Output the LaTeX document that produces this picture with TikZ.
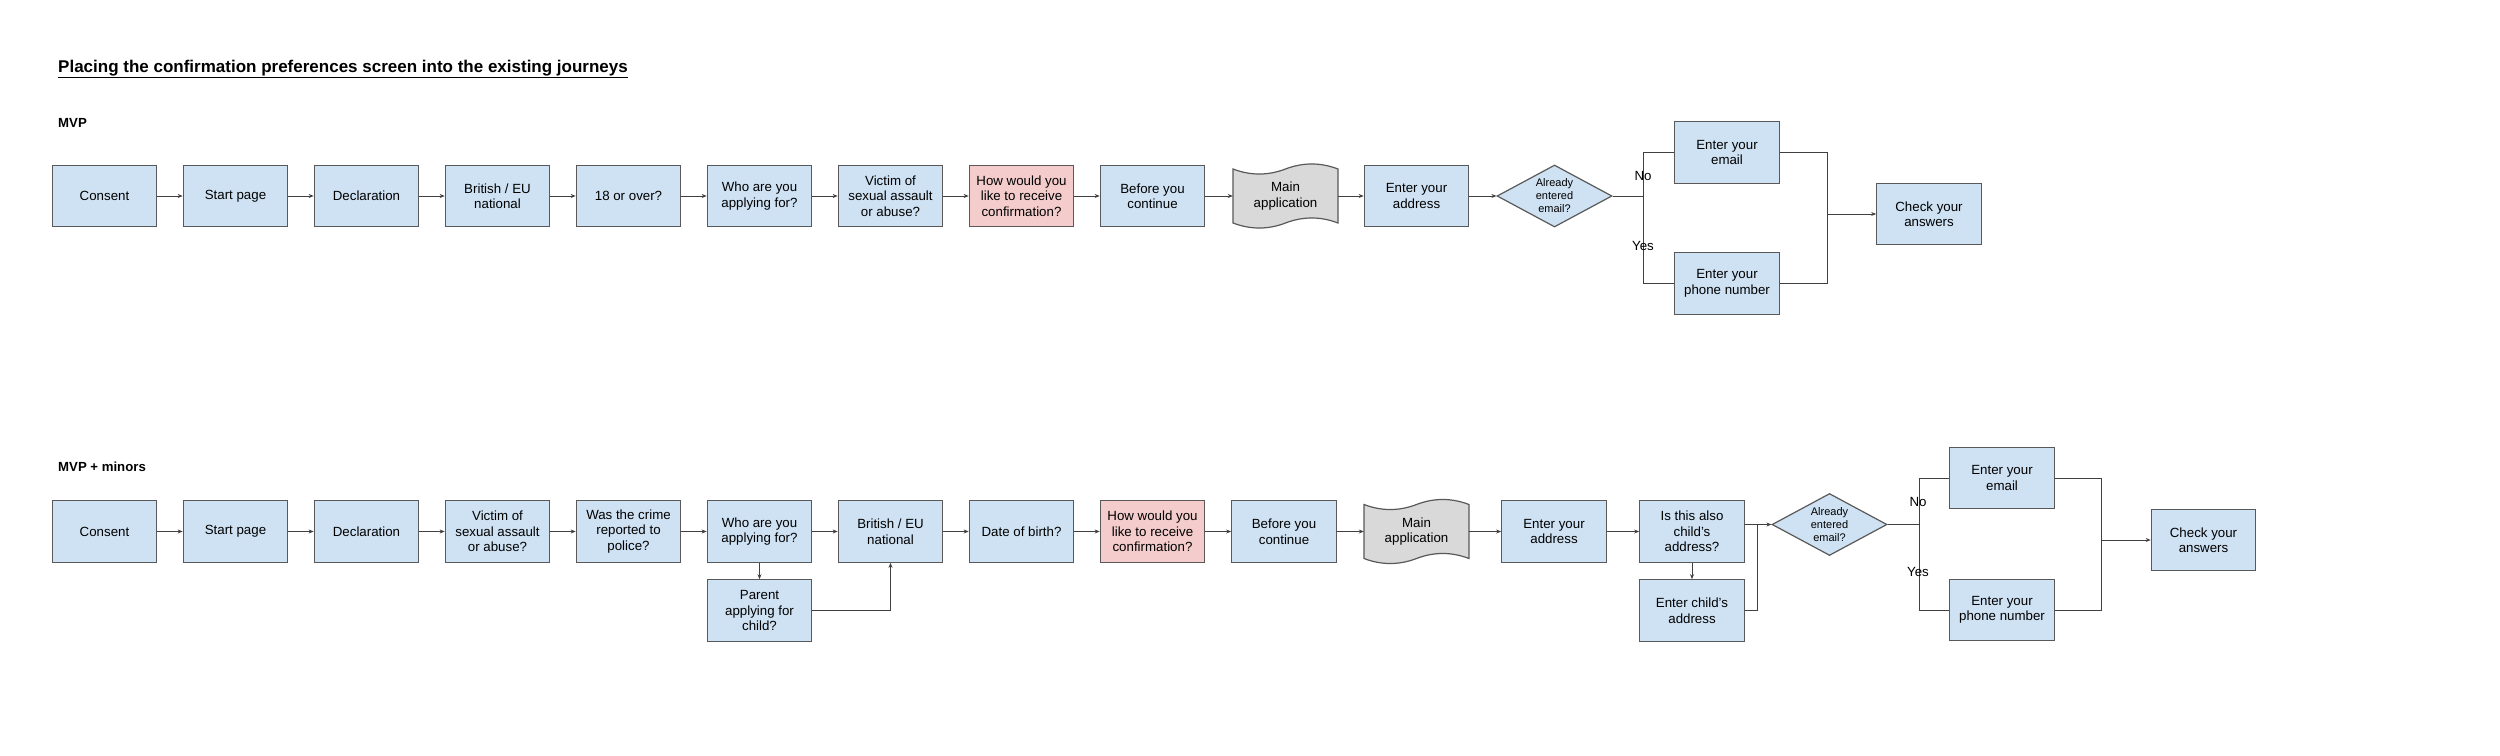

□ □ □ □

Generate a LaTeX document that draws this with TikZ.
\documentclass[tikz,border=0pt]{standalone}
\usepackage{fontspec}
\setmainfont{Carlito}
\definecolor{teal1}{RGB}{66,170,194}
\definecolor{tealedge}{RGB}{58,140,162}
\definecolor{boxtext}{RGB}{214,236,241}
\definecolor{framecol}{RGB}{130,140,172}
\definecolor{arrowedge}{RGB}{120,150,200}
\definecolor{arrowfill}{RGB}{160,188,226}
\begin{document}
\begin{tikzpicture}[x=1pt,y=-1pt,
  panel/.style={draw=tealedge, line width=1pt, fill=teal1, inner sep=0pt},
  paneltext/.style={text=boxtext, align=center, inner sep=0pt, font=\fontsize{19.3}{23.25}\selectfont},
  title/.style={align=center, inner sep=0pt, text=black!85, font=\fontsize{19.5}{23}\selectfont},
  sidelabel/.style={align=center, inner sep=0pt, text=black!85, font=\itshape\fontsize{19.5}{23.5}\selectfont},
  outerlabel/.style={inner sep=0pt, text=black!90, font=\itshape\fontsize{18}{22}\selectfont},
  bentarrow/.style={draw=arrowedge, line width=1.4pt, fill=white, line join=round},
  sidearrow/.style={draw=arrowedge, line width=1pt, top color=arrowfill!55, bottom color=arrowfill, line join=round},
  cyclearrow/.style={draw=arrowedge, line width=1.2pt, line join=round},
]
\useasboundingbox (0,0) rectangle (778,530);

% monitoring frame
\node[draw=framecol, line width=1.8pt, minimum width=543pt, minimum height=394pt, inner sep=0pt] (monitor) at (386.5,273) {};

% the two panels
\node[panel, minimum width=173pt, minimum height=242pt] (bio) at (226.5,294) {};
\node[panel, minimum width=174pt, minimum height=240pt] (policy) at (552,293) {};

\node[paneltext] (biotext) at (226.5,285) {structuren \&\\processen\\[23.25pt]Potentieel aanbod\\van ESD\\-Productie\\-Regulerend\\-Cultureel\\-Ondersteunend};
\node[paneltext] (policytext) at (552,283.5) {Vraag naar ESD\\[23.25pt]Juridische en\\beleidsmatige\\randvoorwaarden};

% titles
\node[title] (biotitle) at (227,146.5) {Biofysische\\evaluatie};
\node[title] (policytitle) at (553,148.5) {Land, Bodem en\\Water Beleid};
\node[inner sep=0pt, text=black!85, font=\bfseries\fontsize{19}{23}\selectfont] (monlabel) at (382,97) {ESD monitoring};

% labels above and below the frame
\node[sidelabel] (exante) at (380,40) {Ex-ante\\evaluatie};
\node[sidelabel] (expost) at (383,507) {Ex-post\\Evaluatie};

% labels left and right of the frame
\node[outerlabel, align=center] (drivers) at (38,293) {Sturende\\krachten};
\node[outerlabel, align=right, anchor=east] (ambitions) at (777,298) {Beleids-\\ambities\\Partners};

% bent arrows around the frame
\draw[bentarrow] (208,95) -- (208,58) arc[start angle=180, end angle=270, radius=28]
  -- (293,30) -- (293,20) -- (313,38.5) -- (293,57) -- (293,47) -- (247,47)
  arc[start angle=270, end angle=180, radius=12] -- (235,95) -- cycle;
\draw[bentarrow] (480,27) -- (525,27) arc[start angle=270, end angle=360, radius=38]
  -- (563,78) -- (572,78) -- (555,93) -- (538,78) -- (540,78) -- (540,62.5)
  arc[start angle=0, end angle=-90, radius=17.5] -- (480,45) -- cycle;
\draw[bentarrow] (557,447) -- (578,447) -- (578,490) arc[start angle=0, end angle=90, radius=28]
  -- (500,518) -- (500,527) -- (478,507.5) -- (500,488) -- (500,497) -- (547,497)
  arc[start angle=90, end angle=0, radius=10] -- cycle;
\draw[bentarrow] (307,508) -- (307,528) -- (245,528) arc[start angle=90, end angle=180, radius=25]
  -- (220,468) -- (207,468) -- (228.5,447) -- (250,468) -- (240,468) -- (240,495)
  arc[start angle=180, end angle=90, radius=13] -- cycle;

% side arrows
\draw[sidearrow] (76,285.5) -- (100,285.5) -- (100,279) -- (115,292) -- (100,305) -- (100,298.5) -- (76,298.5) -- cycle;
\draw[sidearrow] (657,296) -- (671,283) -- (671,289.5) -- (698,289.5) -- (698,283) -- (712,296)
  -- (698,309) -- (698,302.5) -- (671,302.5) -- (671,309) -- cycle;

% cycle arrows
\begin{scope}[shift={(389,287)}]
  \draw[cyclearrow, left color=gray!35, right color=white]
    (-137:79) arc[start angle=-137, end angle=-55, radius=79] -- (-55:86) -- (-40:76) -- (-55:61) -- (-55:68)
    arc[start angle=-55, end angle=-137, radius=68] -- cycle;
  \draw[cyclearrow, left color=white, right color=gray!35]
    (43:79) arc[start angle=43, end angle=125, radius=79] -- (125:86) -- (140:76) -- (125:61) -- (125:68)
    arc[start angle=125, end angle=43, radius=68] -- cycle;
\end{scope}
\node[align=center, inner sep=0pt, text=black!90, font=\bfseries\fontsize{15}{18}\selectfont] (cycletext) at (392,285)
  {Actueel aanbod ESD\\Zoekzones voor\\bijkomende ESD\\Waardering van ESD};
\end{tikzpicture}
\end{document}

□ □ □ □

YOUR TASK
Show every line from the entries above in which "that" appears.

FINISHED TASK
Output the LaTeX document that produces this picture with TikZ.
Generate a LaTeX document that draws this with TikZ.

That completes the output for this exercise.